ジョセフ・アルバースというデザイナー、わたしは全く意識したことがなかったんですが、やはり本物を見たときはびっくりしました。それが誰であるか皆目わからないまま作品集を買いに走り、それから、そうですねかれこれ10年近く、バウハウスの人だって気づかずに作品集を眺めてたんですよ。

余談ですが、わたしはこういうことがやばいくらい頻繁にあるんです。それが、ほんと脳の病気じゃないかと疑われるレベルで。

例をあげると、フランスに越して来た当初、ルーヴル美術館でミッシェル=アンジュの彫刻を見て度肝を抜かれ、やはり作品集を買いに走ってずっと眺めていたんですね。で、一年くらいして突然「あれ? ミッシェル=アンジュって、ミケランジェロのフランス語名じゃん!」と気づいた。もっと深刻なものだと、博物館で売っているポストカードにある「国宝」や「重文」などの記載を、作者の名前だとずっと勘違いしていたという怖い話もあります。だから博物館に行くたびに「わあ。また『重文』さんだ。ほんと『重文』さんって素敵な作品をいっぱいつくった人なんだねえ…」って素直に感動していました。なんと25歳まで。ああ…。
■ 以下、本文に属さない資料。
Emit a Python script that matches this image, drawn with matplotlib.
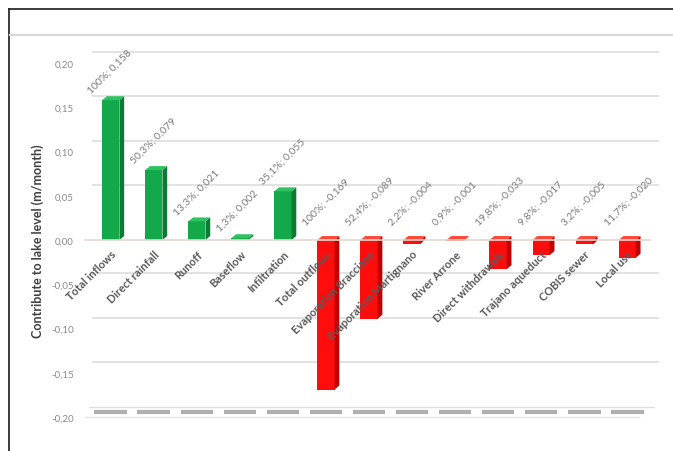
import matplotlib
matplotlib.use("Agg")
import matplotlib.pyplot as plt
from matplotlib.patches import Polygon
from matplotlib.transforms import ScaledTranslation
from matplotlib.lines import Line2D
import numpy as np

# Monthly water balance terms of the lake
categories = ["Total inflows", "Direct rainfall", "Runoff", "Baseflow", "Infiltration",
              "Total outflows", "Evaporation Bracciano", "Evaporation Martignano",
              "River Arrone", "Direct withdrawals", "Trajano aqueduct", "COBIS sewer",
              "Local use"]
values = [0.158, 0.079, 0.021, 0.002, 0.055,
          -0.169, -0.089, -0.004, -0.001, -0.033, -0.017, -0.005, -0.020]
shares = [100, 50.3, 13.3, 1.3, 35.1,
          100, 52.4, 2.2, 0.9, 19.8, 9.8, 3.2, 11.7]
yticks = [0.20, 0.15, 0.10, 0.05, 0.00, -0.05, -0.10, -0.15, -0.20]

GREEN = "#13a84a"
GREEN_SIDE = "#0b7a33"
GREEN_TOP = "#2fc263"
RED = "#ff0d0d"
RED_SIDE = "#c00000"
RED_TOP = "#ff4a3a"

def comma(v, fmt):
    return format(v, fmt).replace(".", ",")

fig = plt.figure(figsize=(6.73, 4.52), dpi=100)
ax = fig.add_axes([85 / 673, 1 - 418 / 452, 565 / 673, 354 / 452])
ax.set_xlim(-0.6, 12.53)
ax.set_ylim(-0.2, 0.2)
ax.set_axisbelow(False)

x = np.arange(len(categories))
w = 0.40
dx, dy = 0.11, 0.0045

# back-wall gridlines, shifted up and to the right for depth
back = ax.get_yaxis_transform() + ScaledTranslation(8 / 100, 11 / 100, fig.dpi_scale_trans)
for t in yticks[:-1]:
    if t == 0:
        continue
    ax.add_line(Line2D([0.0, 1.0], [t, t], transform=back, color="#e3e3e3",
                       lw=1.4, zorder=0, clip_on=False))

# floor edge at the bottom of the scale
floor = ax.transData + ScaledTranslation(0, 5 / 100, fig.dpi_scale_trans)
ax.hlines([-0.2] * len(x), x - 0.38, x + 0.38, colors="#b0b0b0", lw=3.0,
          transform=floor, zorder=0, clip_on=False)
floor_back = ax.get_yaxis_transform() + ScaledTranslation(4 / 100, 10 / 100, fig.dpi_scale_trans)
ax.add_line(Line2D([0.0, 1.0], [-0.2, -0.2], transform=floor_back, color="#dedede",
                   lw=1.0, zorder=0, clip_on=False))
ax.add_line(Line2D([0.0, 0.98], [-0.2, -0.2], transform=ax.get_yaxis_transform(),
                   color="#e6e6e6", lw=1.0, zorder=0, clip_on=False))

colors = [GREEN] * 5 + [RED] * 8
sides = [GREEN_SIDE] * 5 + [RED_SIDE] * 8
tops = [GREEN_TOP] * 5 + [RED_TOP] * 8

bars = ax.bar(x, values, width=w, color=colors, zorder=2, linewidth=0)
for xi, v, sc, tc in zip(x, values, sides, tops):
    r = xi + w / 2
    l = xi - w / 2
    top_y = max(v, 0)
    ax.add_patch(Polygon([(r, 0), (r, v), (r + dx, v + dy), (r + dx, dy)],
                         closed=True, color=sc, lw=0, zorder=2))
    ax.add_patch(Polygon([(l, top_y), (r, top_y), (r + dx, top_y + dy), (l + dx, top_y + dy)],
                         closed=True, color=tc, lw=0, zorder=2))

# value labels
for xi, v, s in zip(x, values, shares):
    pct = "100%" if s == 100 else comma(s, ".1f") + "%"
    txt = f"{pct}; {comma(v, '.3f')}"
    base = v + dy if v >= 0 else 0
    lift = 1 if v >= 0 else 10
    ax.annotate(txt, (xi - 0.42, base), xytext=(0, lift), textcoords="offset points",
                rotation=45, rotation_mode="anchor", ha="left", va="bottom",
                fontsize=7.5, family="Lato", color="#7a7a7a", zorder=4)

# category axis sits on the zero line
ax.spines["bottom"].set_position(("data", 0))
ax.spines["bottom"].set_color("#e4d8d0")
ax.spines["bottom"].set_linewidth(1.2)
for s in ("left", "right", "top"):
    ax.spines[s].set_visible(False)

ax.set_xticks(x)
ax.set_xticklabels(categories, rotation=45, ha="right", rotation_mode="anchor",
                   fontsize=8, family="Lato", fontweight="bold", color="#595959")
ax.tick_params(axis="x", length=0, pad=6)

ax.set_yticks(yticks)
ax.set_yticklabels([comma(t, ".2f") for t in yticks], fontsize=7, family="Lato",
                   color="#8a8a8a")
ax.tick_params(axis="y", length=0, pad=8)

fig.text(38 / 673, 1 - 241 / 452, "Contribute to lake level (m/month)", rotation=90,
         ha="center", va="center", fontsize=9, family="Lato", fontweight="bold",
         color="#404040")

# outer frame and header rule
fig.add_artist(Line2D([9 / 673, 1.0], [1 - 10 / 452, 1 - 10 / 452], color="#1a1a1a",
                      lw=1.2, transform=fig.transFigure))
fig.add_artist(Line2D([9 / 673, 9 / 673], [0.0, 1 - 10 / 452], color="#1a1a1a",
                      lw=1.2, transform=fig.transFigure))
fig.add_artist(Line2D([10 / 673, 1.0], [1 - 36 / 452, 1 - 36 / 452], color="#d8d8d8",
                      lw=1.6, transform=fig.transFigure))

fig.savefig("out.png", dpi=100)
(※)

閑話休題。

ジョセフ・アルバース〈方形のオマージュ〉の面白さは、よく言われるように、色彩の相互作用がミニマリスティックに表現されているところ。さらに、ここが自分にとって重要なポイントなのですが、ミニマルにもかかわらず豊かなのが素晴らしい。彼の作品において厳格さは方法の中にのみ存在し、観客の前にもたらされるのはただ単純な趣味の良さと、先入観を拭い去られることによる明るさこの上ない驚きばかりです。

(※)この錯覚、なぜかポストカードを眺めるときだけ起こるんです。例えば「重文・尾形光琳《風神雷神図屏風》」という表記だったら、重文さんのオリジナルが中国にあると解釈してしまう。うーん、やっぱり病院行った方がいいかも。